### DIRECTION
Transcribe all of the material exactly. Any picture in it should be left out.

** Start of INFORMATION SUPPLIED **

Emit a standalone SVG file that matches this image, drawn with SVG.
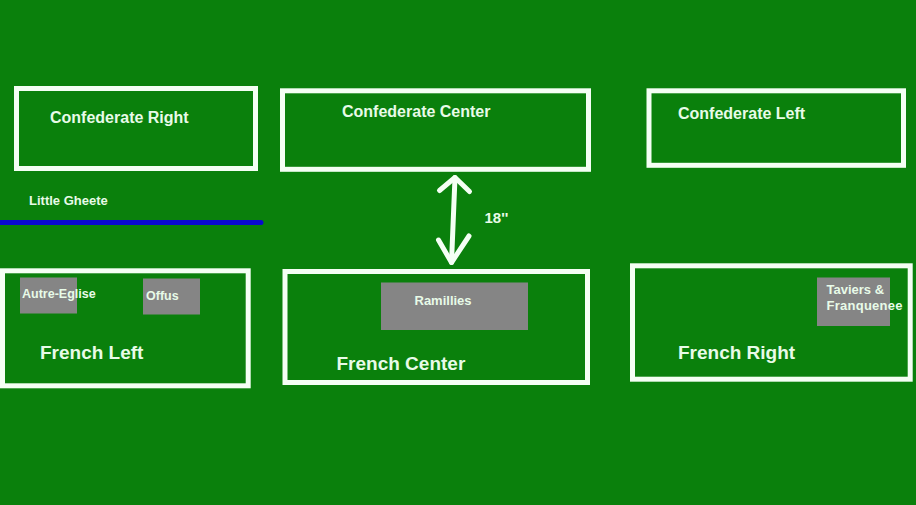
<svg xmlns="http://www.w3.org/2000/svg" width="916" height="505" viewBox="0 0 916 505">
<style>
.bg{fill:#0a800c}
.box{fill:none;stroke:#f4fff4;stroke-width:5}
.town{fill:#858585}
.t{font-family:"Liberation Sans",Arial,sans-serif;font-weight:bold;fill:#e8fbe8}
.big{font-size:16px}
.fr{font-size:19px}
.sm{font-size:12.5px}
.conn{fill:none;stroke:#f4fff4;stroke-width:5;stroke-linecap:round;stroke-linejoin:round}
</style>
<rect class="bg" x="0" y="0" width="916" height="505"/>
<g id="river">
<line x1="0" y1="222.5" x2="261" y2="222.5" stroke="#0a0ad0" stroke-width="5" stroke-linecap="round"/>
<text class="t" x="29" y="205" font-size="13">Little Gheete</text>
</g>
<g id="confederate-right">
<rect class="box" x="16.5" y="88.5" width="239" height="80"/>
<text class="t big" x="50" y="123">Confederate Right</text>
</g>
<g id="confederate-center">
<rect class="box" x="282.5" y="90.8" width="306" height="78.5"/>
<text class="t big" x="342" y="117">Confederate Center</text>
</g>
<g id="confederate-left">
<rect class="box" x="649" y="90.8" width="254.5" height="74.5"/>
<text class="t big" x="678" y="119">Confederate Left</text>
</g>
<g id="french-left">
<rect class="box" x="2.5" y="270.8" width="245.7" height="115"/>
<rect class="town" x="20" y="277.5" width="57" height="36"/>
<text class="t sm" x="22" y="298">Autre-Eglise</text>
<rect class="town" x="143" y="278.5" width="57" height="36"/>
<text class="t sm" x="146" y="299.5">Offus</text>
<text class="t fr" x="40" y="358.5">French Left</text>
</g>
<g id="french-center">
<rect class="box" x="285" y="271.5" width="302.5" height="111"/>
<rect class="town" x="381" y="282.5" width="147" height="47.5"/>
<text class="t" x="414.5" y="304.5" font-size="13">Ramillies</text>
<text class="t fr" x="336.5" y="369.5">French Center</text>
</g>
<g id="french-right">
<rect class="box" x="632.5" y="265.8" width="277.7" height="113.4"/>
<rect class="town" x="817" y="277.5" width="73" height="48.5"/>
<text class="t" x="826.5" y="293.5" font-size="13">Taviers &amp;</text>
<text class="t" x="826.5" y="309.5" font-size="13" textLength="76">Franquenee</text>
<text class="t fr" x="678" y="358.5">French Right</text>
</g>
<g id="connectors">
<path class="conn" d="M455,177.5 L451.5,262.5"/>
<path class="conn" d="M439.5,190.5 L455,177.5 L469.5,191.5"/>
<path class="conn" d="M438.5,240 L451.5,262.5 L469,236"/>
<text class="t" x="484.5" y="222.5" font-size="15">18''</text>
</g>
</svg>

** End of INFORMATION SUPPLIED **

### EXPECTED OUTPUT
Emit a standalone SVG file that matches this image, drawn with SVG.
<svg xmlns="http://www.w3.org/2000/svg" width="916" height="505" viewBox="0 0 916 505">
<style>
.bg{fill:#0a800c}
.box{fill:none;stroke:#f4fff4;stroke-width:5}
.town{fill:#858585}
.t{font-family:"Liberation Sans",Arial,sans-serif;font-weight:bold;fill:#e8fbe8}
.big{font-size:16px}
.fr{font-size:19px}
.sm{font-size:12.5px}
.conn{fill:none;stroke:#f4fff4;stroke-width:5;stroke-linecap:round;stroke-linejoin:round}
</style>
<rect class="bg" x="0" y="0" width="916" height="505"/>
<g id="river">
<line x1="0" y1="222.5" x2="261" y2="222.5" stroke="#0a0ad0" stroke-width="5" stroke-linecap="round"/>
<text class="t" x="29" y="205" font-size="13">Little Gheete</text>
</g>
<g id="confederate-right">
<rect class="box" x="16.5" y="88.5" width="239" height="80"/>
<text class="t big" x="50" y="123">Confederate Right</text>
</g>
<g id="confederate-center">
<rect class="box" x="282.5" y="90.8" width="306" height="78.5"/>
<text class="t big" x="342" y="117">Confederate Center</text>
</g>
<g id="confederate-left">
<rect class="box" x="649" y="90.8" width="254.5" height="74.5"/>
<text class="t big" x="678" y="119">Confederate Left</text>
</g>
<g id="french-left">
<rect class="box" x="2.5" y="270.8" width="245.7" height="115"/>
<rect class="town" x="20" y="277.5" width="57" height="36"/>
<text class="t sm" x="22" y="298">Autre-Eglise</text>
<rect class="town" x="143" y="278.5" width="57" height="36"/>
<text class="t sm" x="146" y="299.5">Offus</text>
<text class="t fr" x="40" y="358.5">French Left</text>
</g>
<g id="french-center">
<rect class="box" x="285" y="271.5" width="302.5" height="111"/>
<rect class="town" x="381" y="282.5" width="147" height="47.5"/>
<text class="t" x="414.5" y="304.5" font-size="13">Ramillies</text>
<text class="t fr" x="336.5" y="369.5">French Center</text>
</g>
<g id="french-right">
<rect class="box" x="632.5" y="265.8" width="277.7" height="113.4"/>
<rect class="town" x="817" y="277.5" width="73" height="48.5"/>
<text class="t" x="826.5" y="293.5" font-size="13">Taviers &amp;</text>
<text class="t" x="826.5" y="309.5" font-size="13" textLength="76">Franquenee</text>
<text class="t fr" x="678" y="358.5">French Right</text>
</g>
<g id="connectors">
<path class="conn" d="M455,177.5 L451.5,262.5"/>
<path class="conn" d="M439.5,190.5 L455,177.5 L469.5,191.5"/>
<path class="conn" d="M438.5,240 L451.5,262.5 L469,236"/>
<text class="t" x="484.5" y="222.5" font-size="15">18''</text>
</g>
</svg>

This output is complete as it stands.